Support Your Local Orchestra! Or, In Which the Mahlerjahre Catch Up With Me

By Singingscholar @singingscholar
I think I have been to more Mahler within the past twelvemonth than I had previously heard live, ever. There was a bone-shaking 8th Symphony with Gergiev and the Mariinsky; Colin Davis, Bostridge, and Röschmann with Des Knaben Wunderhorn; Thomas Hampson singing the Kindertotenlieder (not blogged, but an intelligent, sympathetic, searingly direct performance); and James Levine and the Met orchestra with Das Lied von der Erde in what was, even for them, superlative form. And today, I ventured out for a concert of the New York Symphonic Arts Ensemble with songs from Des Knaben Wunderhorn and the 4th Symphony. I am glad to have gone, and very glad to have discovered the NYSAE.  And I must and will praise the audience, who coughed discreetly between movements and applauded only after the conductor lowered his baton (yes! truly!) In fact, I may have been The Bad Audience Member; my concert-going companion told me that I fidgeted noticeably in the second half.  Sorry. I would offer to make penance, but I think I've already been punished enough by the auditorium's seats.
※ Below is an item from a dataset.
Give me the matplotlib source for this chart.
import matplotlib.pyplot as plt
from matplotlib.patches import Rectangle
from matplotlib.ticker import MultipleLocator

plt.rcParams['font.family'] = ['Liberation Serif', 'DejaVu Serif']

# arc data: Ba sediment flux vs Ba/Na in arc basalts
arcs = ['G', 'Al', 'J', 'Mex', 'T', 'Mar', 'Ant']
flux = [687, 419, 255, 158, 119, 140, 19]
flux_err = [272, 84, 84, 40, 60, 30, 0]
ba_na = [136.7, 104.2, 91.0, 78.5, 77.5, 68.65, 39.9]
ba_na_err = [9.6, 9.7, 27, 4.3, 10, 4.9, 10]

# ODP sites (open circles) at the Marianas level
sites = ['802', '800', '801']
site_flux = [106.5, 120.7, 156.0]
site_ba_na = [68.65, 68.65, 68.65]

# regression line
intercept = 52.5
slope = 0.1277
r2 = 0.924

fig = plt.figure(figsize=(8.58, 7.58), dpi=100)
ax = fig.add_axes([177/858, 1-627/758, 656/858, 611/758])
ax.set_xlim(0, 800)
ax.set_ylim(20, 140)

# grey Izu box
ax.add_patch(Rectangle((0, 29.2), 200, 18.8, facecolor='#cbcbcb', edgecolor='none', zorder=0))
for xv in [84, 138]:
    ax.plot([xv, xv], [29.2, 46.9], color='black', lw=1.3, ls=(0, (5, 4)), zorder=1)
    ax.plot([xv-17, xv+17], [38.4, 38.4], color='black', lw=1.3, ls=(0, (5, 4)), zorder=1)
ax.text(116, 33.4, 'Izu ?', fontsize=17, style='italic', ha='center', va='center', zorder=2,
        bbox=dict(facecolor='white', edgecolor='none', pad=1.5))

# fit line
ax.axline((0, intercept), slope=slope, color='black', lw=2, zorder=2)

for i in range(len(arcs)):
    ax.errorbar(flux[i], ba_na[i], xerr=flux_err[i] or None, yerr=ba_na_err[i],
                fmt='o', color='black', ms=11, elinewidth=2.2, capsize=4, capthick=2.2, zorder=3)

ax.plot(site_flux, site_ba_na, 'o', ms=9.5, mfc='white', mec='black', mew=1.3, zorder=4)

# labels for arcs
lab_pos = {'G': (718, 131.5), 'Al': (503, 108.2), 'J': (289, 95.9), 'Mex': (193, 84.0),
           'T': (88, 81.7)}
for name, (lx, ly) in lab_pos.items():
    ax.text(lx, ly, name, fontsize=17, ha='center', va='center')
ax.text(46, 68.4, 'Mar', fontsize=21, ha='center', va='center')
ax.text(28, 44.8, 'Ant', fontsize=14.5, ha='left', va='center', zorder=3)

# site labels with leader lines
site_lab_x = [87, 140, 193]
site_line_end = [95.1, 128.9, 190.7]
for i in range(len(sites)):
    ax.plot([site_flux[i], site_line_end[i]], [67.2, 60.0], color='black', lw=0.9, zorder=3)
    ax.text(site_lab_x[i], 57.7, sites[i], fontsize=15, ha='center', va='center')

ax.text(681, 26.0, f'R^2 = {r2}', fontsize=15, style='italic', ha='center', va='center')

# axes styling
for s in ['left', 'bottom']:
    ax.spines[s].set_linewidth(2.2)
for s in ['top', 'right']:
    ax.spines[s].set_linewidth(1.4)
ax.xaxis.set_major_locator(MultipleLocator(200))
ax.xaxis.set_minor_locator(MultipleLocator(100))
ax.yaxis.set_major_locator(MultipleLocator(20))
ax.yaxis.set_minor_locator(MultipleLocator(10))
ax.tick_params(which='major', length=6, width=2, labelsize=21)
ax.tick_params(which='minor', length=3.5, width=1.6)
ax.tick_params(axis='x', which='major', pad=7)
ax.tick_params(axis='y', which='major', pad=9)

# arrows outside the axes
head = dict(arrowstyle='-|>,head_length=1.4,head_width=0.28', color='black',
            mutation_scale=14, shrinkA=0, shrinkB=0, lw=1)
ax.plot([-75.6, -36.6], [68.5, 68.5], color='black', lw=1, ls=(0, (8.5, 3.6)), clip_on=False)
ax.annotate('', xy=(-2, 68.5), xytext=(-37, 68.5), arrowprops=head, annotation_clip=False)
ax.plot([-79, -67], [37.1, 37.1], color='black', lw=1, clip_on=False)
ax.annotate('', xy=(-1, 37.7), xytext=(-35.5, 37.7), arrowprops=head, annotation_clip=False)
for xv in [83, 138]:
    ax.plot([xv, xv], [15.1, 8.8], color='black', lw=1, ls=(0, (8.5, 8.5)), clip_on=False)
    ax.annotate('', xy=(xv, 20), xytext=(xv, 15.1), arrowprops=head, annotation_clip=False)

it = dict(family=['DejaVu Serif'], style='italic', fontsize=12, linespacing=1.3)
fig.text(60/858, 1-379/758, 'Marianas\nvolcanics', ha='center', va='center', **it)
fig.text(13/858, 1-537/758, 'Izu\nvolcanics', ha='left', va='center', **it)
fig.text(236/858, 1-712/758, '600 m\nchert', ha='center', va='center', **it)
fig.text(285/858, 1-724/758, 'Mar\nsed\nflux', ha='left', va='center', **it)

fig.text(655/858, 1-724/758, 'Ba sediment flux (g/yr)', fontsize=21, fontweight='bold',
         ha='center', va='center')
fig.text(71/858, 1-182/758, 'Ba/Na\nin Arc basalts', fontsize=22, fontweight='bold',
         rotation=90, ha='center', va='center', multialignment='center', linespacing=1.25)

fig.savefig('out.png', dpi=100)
Are you sensing a "but" coming, Gentle Readers?  Let it begin this sentence: "But where were the sex and death?" Conductor Timothy Hutto seemed to have good rapport with the orchestra, which played, on the whole, quite competently. There were some technical issues with the horns, I think, which sounded muddy to me; and the warm, humid hall was certainly doing the strings no favors. I had forgotten how charming the poem for the soprano (here Danya Katok) in the last movement is; but it is also dark and bloody in the second stanza, and cheerfully sensual elsewhere, and anything but tame.
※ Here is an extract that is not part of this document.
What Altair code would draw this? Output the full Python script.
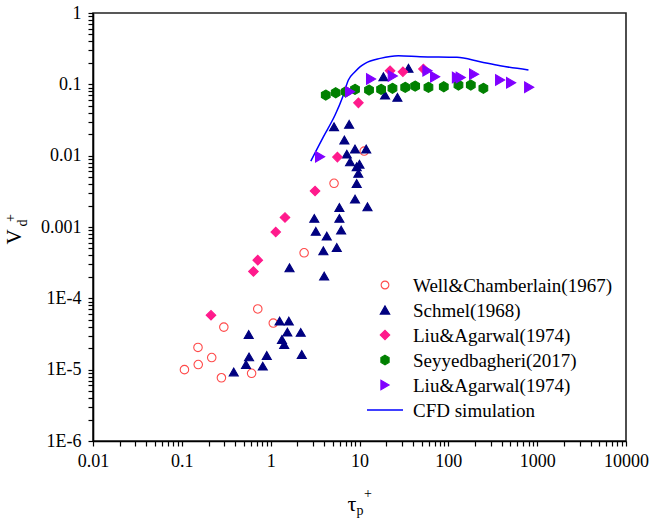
import altair as alt
import pandas as pd

# ---------------- data ----------------
wc_x = [0.107, 0.153, 0.152, 0.217, 0.297, 0.279, 0.716, 0.61, 1.07, 2.38, 5.17, 11.3]
wc_y = [1.0e-5, 1.18e-5, 2.05e-5, 1.48e-5, 3.95e-5, 7.7e-6, 7.1e-5, 8.9e-6, 4.5e-5, 4.35e-4, 4.1e-3, 0.0116]

sc_x = [0.384, 0.528, 0.571, 0.566, 0.815, 0.904, 1.26, 1.60, 1.54, 1.34, 1.42, 2.18, 2.24,
        1.63, 3.22, 4.28, 3.92, 5.55, 4.0, 6.21, 3.1, 5.94, 5.94, 5.17, 7.64, 6.76, 7.2,
        8.9, 7.83, 9.3, 9.3, 8.9, 11.9, 10.0, 9.7, 12.3, 18.6, 35.6, 19.4, 26.7]
sc_y = [9.3e-6, 1.18e-5, 1.51e-5, 3.12e-5, 1.12e-5, 1.58e-5, 4.8e-5, 4.8e-5, 3.36e-5, 2.65e-5, 2.25e-5, 3.33e-5, 1.63e-5,
        2.68e-4, 8.7e-4, 7.45e-4, 4.64e-4, 5.17e-4, 2.05e-4, 9.05e-4, 1.32e-3, 1.88e-3, 1.32e-3, 0.0255, 0.0275, 0.0166, 0.0105,
        0.0124, 8.2e-3, 6.99e-3, 4.08e-3, 2.46e-3, 0.0124, 7.6e-3, 5.65e-3, 1.92e-3, 0.128, 0.168, 0.0708, 0.0657]

la_x = [0.213, 0.64, 0.716, 1.14, 1.45, 3.16, 5.64, 9.72, 22.1, 30.8, 52.5]
la_y = [5.8e-5, 2.38e-4, 3.43e-4, 8.5e-4, 1.36e-3, 3.2e-3, 9.55e-3, 0.055, 0.155, 0.150, 0.164]

sy_x = [4.17, 5.4, 7.0, 8.9, 12.8, 17.5, 23.5, 32.7, 42.3, 59.7, 88.9, 130, 179, 248]
sy_y = [0.0708, 0.0762, 0.0787, 0.085, 0.0832, 0.085, 0.088, 0.0908, 0.0946, 0.0908, 0.0925, 0.0978, 0.0978, 0.088]

lr_x = [3.6, 7.83, 13.5, 23.7, 58.2, 71, 125, 138, 195, 383, 509, 813]
lr_y = [9.65e-3, 0.0787, 0.119, 0.131, 0.155, 0.128, 0.125, 0.125, 0.139, 0.115, 0.105, 0.0908]

cfd_x = [2.83, 3.92, 5.31, 6.48, 7.5, 8.9, 10.2, 11.6, 17.1, 27.4, 48.1, 125, 228, 383, 798]
cfd_y = [8.4e-3, 0.0184, 0.0371, 0.067, 0.115, 0.15, 0.177, 0.197, 0.231, 0.252, 0.244, 0.239, 0.207, 0.182, 0.159]

series_names = ["Well&Chamberlain(1967)", "Schmel(1968)", "Liu&Agarwal(1974)",
                "Seyyedbagheri(2017)", "Liu&Agarwal(1974) ", "CFD simulation"]
fill_colors = ["transparent", "#000080", "#FF1A8C", "#008000", "#8000FF", "#0000FF"]
stroke_colors = ["#FF4A4A", "#000080", "#FF1A8C", "#008000", "#8000FF", "#0000FF"]
hexagon = "M0,-1L0.866,-0.5L0.866,0.5L0,1L-0.866,0.5L-0.866,-0.5Z"
shapes = ["circle", "triangle-up", "diamond", hexagon, "triangle-right", "stroke"]
sizes = [72, 120, 115, 120, 130, 100]
legend_sizes = [60, 90, 90, 90, 90, 100]

# axis ticks: decades are labelled, the values in between get unlabelled ticks
x_ticks = [k * 10.0 ** e for e in range(-2, 4) for k in range(1, 10)] + [10000.0]
y_ticks = [k * 10.0 ** e for e in range(-6, 0) for k in range(1, 10)] + [1.0]

FONT = "Liberation Serif"
IS_MAJOR = "abs(log(datum.value)/LN10 - round(log(datum.value)/LN10)) < 0.001"

rows = []
for name, xs, ys in [(series_names[0], wc_x, wc_y), (series_names[1], sc_x, sc_y),
                     (series_names[2], la_x, la_y), (series_names[3], sy_x, sy_y),
                     (series_names[4], lr_x, lr_y)]:
    for a, b in zip(xs, ys):
        rows.append({"series": name, "tau": a, "vd": b})
pts = pd.DataFrame(rows)
cfd = pd.DataFrame({"tau": cfd_x, "vd": cfd_y})

xscale = alt.Scale(type="log", domain=[0.01, 10000], nice=False)
yscale = alt.Scale(type="log", domain=[1e-6, 1], nice=False)

xaxis = alt.Axis(orient="bottom", values=x_ticks, title=None, grid=False,
                 tickSize=5, labelPadding=6, labelFont=FONT, labelFontSize=18, labelColor="black",
                 labelExpr=IS_MAJOR + " ? toString(datum.value) : ''",
                 domainColor="black", domainWidth=1.6, tickColor="black",
                 tickWidth=1.2, labelFlush=False, labelOverlap=False)
yaxis = alt.Axis(orient="left", values=y_ticks, title=None, grid=False,
                 tickSize=5, labelPadding=7, labelFont=FONT, labelFontSize=18, labelColor="black",
                 labelExpr=IS_MAJOR + " ? (datum.value < 0.0005 ? '1E' + round(log(datum.value)/LN10) : toString(datum.value)) : ''",
                 domainColor="black", domainWidth=1.6, tickColor="black",
                 tickWidth=1.2, labelFlush=False, labelOverlap=False)

line = alt.Chart(cfd).mark_line(color="#0000FF", strokeWidth=1.5, interpolate="monotone").encode(
    x=alt.X("tau:Q", scale=xscale, axis=xaxis),
    y=alt.Y("vd:Q", scale=yscale, axis=yaxis),
)

points = alt.Chart(pts).mark_point(opacity=1, strokeWidth=1.1).encode(
    x=alt.X("tau:Q", scale=xscale),
    y=alt.Y("vd:Q", scale=yscale),
    fill=alt.Fill("series:N", scale=alt.Scale(domain=series_names, range=fill_colors), legend=None),
    stroke=alt.Stroke("series:N", scale=alt.Scale(domain=series_names, range=stroke_colors), legend=None),
    shape=alt.Shape("series:N", scale=alt.Scale(domain=series_names, range=shapes), legend=None),
    size=alt.Size("series:N", scale=alt.Scale(domain=series_names, range=sizes), legend=None),
)

one = pd.DataFrame({"a": [0]})
def txt(s, x, y, size, angle=0, align="center"):
    kw = dict(text=s, font=FONT, fontSize=size, color="black", align=align, baseline="middle")
    if angle:
        kw["angle"] = angle
    return alt.Chart(one).mark_text(**kw).encode(x=alt.value(x), y=alt.value(y))

# hand-built legend (inside the plot, lower right)
LX, LY0, DY = 292, 272, 25
legend_layers = []
for i, name in enumerate(series_names):
    yy = LY0 + i * DY
    if shapes[i] == "stroke":
        legend_layers.append(alt.Chart(one).mark_rule(color=stroke_colors[i], strokeWidth=1.5).encode(
            x=alt.value(LX - 18), x2=alt.value(LX + 18), y=alt.value(yy)))
    else:
        legend_layers.append(alt.Chart(one).mark_point(
            shape=shapes[i], fill=fill_colors[i], stroke=stroke_colors[i], opacity=1,
            strokeWidth=1.1, size=legend_sizes[i]).encode(x=alt.value(LX), y=alt.value(yy)))
    legend_layers.append(txt(name, LX + 28, yy + 1, 19, align="left"))

titles = [
    txt("τ", 259, 491, 22),
    txt("p", 267, 498, 14),
    txt("+", 275, 481, 14),
    txt("V", -78, 224, 21, angle=270),
    txt("d", -70, 210, 14, angle=270),
    txt("+", -82, 205, 14, angle=270),
]

chart = alt.layer(line, points, *legend_layers, *titles).properties(
    width=533, height=428, autosize="none",
    padding={"left": 93, "top": 13, "right": 25, "bottom": 82},
    background="white",
).configure_view(stroke="#222222", strokeWidth=1.6)

chart.save("out.html", embed_options={"renderer": "svg", "actions": False})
The first half of the concert featured the Wunderhorn selections: "Nicht wiedersehen!", "Ablösung im Sommer," "Des Antonius von Padua Fischpredigt," and "Wo die schönen Trompeten blasen." I liked Christopher DeVage's warm baritone, and he sang the first selection with moving melancholy.  What I missed was the moment of shock brought on by the vicious twist in the narrative.  The final duet was sung with tenderness; but it seemed remarkably chaste.  I wanted more wildness. I wanted more sensuality.  What about death, desire, and madness?  This is Mahler: shouldn't he always be at least a little dangerous?